The problem: Print word for word the first line of the listing below and every line after it, through the line with "a4_fit_stored = (3.53, 0.84)". Leave out the pictures and the rest.

Data for this exercise:

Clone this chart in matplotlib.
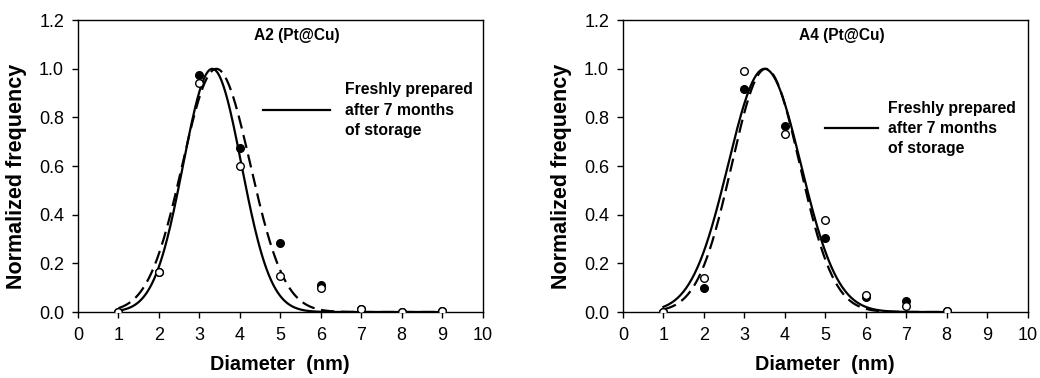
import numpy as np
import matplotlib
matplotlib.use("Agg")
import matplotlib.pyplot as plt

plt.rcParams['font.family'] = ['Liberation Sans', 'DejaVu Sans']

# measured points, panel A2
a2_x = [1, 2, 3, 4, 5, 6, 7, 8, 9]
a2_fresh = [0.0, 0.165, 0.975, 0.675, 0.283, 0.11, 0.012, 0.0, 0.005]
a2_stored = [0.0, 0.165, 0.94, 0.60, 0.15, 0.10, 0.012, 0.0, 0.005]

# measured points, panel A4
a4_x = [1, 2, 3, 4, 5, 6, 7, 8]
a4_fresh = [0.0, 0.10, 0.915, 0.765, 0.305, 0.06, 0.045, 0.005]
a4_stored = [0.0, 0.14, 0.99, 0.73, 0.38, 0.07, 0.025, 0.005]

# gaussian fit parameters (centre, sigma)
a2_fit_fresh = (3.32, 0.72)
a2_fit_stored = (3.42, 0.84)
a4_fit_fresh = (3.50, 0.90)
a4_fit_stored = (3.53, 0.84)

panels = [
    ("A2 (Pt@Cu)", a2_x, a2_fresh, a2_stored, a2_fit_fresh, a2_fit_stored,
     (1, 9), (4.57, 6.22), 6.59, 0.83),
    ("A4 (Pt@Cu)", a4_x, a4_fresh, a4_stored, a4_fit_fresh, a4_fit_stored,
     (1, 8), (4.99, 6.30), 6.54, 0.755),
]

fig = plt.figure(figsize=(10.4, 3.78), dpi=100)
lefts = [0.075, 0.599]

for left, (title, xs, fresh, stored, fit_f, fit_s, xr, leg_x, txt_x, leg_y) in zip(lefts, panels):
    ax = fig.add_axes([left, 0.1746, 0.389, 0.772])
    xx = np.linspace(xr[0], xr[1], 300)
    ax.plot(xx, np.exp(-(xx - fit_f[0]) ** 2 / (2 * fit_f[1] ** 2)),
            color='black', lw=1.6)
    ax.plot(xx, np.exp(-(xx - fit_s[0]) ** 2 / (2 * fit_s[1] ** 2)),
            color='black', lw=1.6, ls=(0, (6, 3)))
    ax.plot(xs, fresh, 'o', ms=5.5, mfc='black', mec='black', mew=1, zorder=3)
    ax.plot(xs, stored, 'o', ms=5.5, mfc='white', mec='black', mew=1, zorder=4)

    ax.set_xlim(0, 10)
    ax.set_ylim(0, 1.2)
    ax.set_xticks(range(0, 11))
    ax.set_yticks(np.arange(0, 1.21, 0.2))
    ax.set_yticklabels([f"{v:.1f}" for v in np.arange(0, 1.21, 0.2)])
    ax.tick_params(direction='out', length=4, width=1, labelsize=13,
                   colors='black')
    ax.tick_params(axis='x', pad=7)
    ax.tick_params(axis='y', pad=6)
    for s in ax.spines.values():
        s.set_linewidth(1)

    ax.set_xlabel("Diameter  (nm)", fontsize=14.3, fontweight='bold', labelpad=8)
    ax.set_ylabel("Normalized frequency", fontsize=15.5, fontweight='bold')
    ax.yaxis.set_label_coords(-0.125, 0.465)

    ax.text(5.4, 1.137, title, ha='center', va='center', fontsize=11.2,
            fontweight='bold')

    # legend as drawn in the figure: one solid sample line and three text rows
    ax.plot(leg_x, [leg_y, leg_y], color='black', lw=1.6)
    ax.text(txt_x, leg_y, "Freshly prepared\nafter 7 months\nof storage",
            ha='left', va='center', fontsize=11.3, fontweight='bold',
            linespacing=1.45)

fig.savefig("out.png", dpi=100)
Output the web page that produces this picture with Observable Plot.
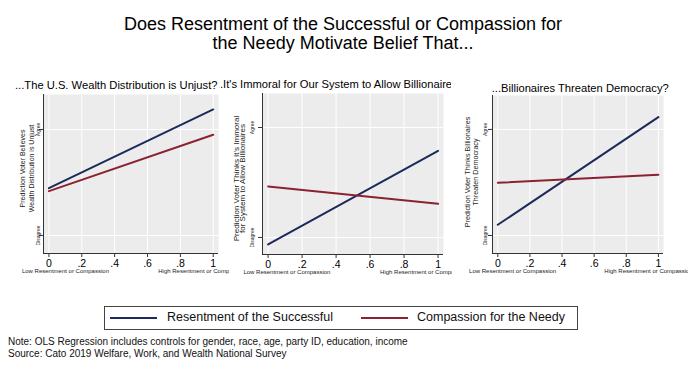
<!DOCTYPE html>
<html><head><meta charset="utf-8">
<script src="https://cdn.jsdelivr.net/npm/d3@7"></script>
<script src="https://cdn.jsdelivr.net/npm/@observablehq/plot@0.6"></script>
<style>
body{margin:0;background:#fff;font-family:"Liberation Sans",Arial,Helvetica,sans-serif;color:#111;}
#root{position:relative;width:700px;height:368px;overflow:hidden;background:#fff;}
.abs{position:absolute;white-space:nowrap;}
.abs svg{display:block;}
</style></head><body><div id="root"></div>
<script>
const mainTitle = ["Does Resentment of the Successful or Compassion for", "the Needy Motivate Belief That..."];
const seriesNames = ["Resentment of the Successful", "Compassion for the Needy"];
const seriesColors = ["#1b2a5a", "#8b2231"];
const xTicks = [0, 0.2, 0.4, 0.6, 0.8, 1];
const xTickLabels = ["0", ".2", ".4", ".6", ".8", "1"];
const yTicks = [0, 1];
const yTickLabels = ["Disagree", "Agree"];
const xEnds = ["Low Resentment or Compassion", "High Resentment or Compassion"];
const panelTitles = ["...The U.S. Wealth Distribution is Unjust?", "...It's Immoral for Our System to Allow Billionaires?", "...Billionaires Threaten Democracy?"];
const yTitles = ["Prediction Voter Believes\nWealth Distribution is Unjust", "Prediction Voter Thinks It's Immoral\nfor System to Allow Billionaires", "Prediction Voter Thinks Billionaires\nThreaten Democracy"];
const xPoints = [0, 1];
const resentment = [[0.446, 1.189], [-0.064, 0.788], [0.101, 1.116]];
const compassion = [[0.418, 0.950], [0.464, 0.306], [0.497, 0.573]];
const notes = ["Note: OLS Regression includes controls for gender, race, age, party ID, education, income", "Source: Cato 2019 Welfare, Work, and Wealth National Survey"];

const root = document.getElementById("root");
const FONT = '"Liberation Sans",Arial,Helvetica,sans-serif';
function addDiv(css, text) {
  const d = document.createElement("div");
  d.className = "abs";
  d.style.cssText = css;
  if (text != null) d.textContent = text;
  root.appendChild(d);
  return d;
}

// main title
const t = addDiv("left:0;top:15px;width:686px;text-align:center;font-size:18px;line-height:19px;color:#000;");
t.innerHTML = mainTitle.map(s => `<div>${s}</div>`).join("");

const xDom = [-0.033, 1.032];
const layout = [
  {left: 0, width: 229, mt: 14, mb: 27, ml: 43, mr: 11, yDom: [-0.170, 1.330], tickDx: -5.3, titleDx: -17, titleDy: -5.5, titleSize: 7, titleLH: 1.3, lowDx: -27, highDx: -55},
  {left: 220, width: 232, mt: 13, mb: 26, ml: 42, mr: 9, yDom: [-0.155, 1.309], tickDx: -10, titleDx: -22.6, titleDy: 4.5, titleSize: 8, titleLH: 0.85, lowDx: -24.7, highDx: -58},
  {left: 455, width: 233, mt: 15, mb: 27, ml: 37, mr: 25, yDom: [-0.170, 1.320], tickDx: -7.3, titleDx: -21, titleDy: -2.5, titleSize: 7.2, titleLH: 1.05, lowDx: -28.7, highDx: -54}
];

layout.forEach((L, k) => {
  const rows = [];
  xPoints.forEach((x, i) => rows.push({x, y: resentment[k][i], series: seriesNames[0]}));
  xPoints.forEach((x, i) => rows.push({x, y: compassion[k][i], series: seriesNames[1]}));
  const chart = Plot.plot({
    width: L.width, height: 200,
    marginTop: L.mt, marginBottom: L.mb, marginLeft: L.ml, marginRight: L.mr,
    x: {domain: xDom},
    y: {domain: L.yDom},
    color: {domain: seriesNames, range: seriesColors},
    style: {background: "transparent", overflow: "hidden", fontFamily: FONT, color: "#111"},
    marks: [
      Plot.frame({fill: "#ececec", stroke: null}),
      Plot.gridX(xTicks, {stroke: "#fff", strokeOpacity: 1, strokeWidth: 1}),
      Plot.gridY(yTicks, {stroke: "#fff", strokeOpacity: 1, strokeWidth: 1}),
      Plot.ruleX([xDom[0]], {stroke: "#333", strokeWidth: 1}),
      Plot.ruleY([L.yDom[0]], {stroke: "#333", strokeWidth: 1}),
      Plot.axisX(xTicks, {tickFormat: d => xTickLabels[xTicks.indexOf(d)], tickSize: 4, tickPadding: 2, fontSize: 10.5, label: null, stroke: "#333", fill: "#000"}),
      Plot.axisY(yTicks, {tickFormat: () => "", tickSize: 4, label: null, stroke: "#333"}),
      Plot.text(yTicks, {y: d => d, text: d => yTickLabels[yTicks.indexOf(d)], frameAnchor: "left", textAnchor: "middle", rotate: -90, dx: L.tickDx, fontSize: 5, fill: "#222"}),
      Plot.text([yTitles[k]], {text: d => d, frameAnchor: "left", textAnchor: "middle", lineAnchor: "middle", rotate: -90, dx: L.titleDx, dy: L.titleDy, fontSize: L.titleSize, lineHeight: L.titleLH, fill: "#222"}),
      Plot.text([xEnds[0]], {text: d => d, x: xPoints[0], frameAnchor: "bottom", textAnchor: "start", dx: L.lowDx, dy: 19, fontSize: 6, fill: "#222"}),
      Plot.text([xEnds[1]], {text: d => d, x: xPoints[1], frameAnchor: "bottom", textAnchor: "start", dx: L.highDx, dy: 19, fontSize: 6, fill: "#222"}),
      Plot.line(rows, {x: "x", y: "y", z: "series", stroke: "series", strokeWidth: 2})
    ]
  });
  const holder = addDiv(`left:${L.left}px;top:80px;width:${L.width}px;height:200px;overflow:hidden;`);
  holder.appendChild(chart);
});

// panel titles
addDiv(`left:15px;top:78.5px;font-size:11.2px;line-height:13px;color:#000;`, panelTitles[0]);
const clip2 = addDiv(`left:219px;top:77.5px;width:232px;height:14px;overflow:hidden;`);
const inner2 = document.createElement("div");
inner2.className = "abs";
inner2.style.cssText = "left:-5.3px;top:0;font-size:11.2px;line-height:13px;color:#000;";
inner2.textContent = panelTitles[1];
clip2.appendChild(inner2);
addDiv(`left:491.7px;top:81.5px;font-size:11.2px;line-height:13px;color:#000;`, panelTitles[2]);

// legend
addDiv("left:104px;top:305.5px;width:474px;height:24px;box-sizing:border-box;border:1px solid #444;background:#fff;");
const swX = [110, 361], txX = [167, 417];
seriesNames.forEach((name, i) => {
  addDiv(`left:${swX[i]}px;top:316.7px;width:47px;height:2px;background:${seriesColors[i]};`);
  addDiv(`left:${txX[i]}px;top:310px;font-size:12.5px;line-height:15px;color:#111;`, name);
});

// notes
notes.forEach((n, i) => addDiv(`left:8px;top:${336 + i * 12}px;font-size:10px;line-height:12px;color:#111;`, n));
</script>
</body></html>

Solution for this problem:
Clone this chart in matplotlib.
import numpy as np
import matplotlib
matplotlib.use("Agg")
import matplotlib.pyplot as plt

plt.rcParams['font.family'] = ['Liberation Sans', 'DejaVu Sans']

# measured points, panel A2
a2_x = [1, 2, 3, 4, 5, 6, 7, 8, 9]
a2_fresh = [0.0, 0.165, 0.975, 0.675, 0.283, 0.11, 0.012, 0.0, 0.005]
a2_stored = [0.0, 0.165, 0.94, 0.60, 0.15, 0.10, 0.012, 0.0, 0.005]

# measured points, panel A4
a4_x = [1, 2, 3, 4, 5, 6, 7, 8]
a4_fresh = [0.0, 0.10, 0.915, 0.765, 0.305, 0.06, 0.045, 0.005]
a4_stored = [0.0, 0.14, 0.99, 0.73, 0.38, 0.07, 0.025, 0.005]

# gaussian fit parameters (centre, sigma)
a2_fit_fresh = (3.32, 0.72)
a2_fit_stored = (3.42, 0.84)
a4_fit_fresh = (3.50, 0.90)
a4_fit_stored = (3.53, 0.84)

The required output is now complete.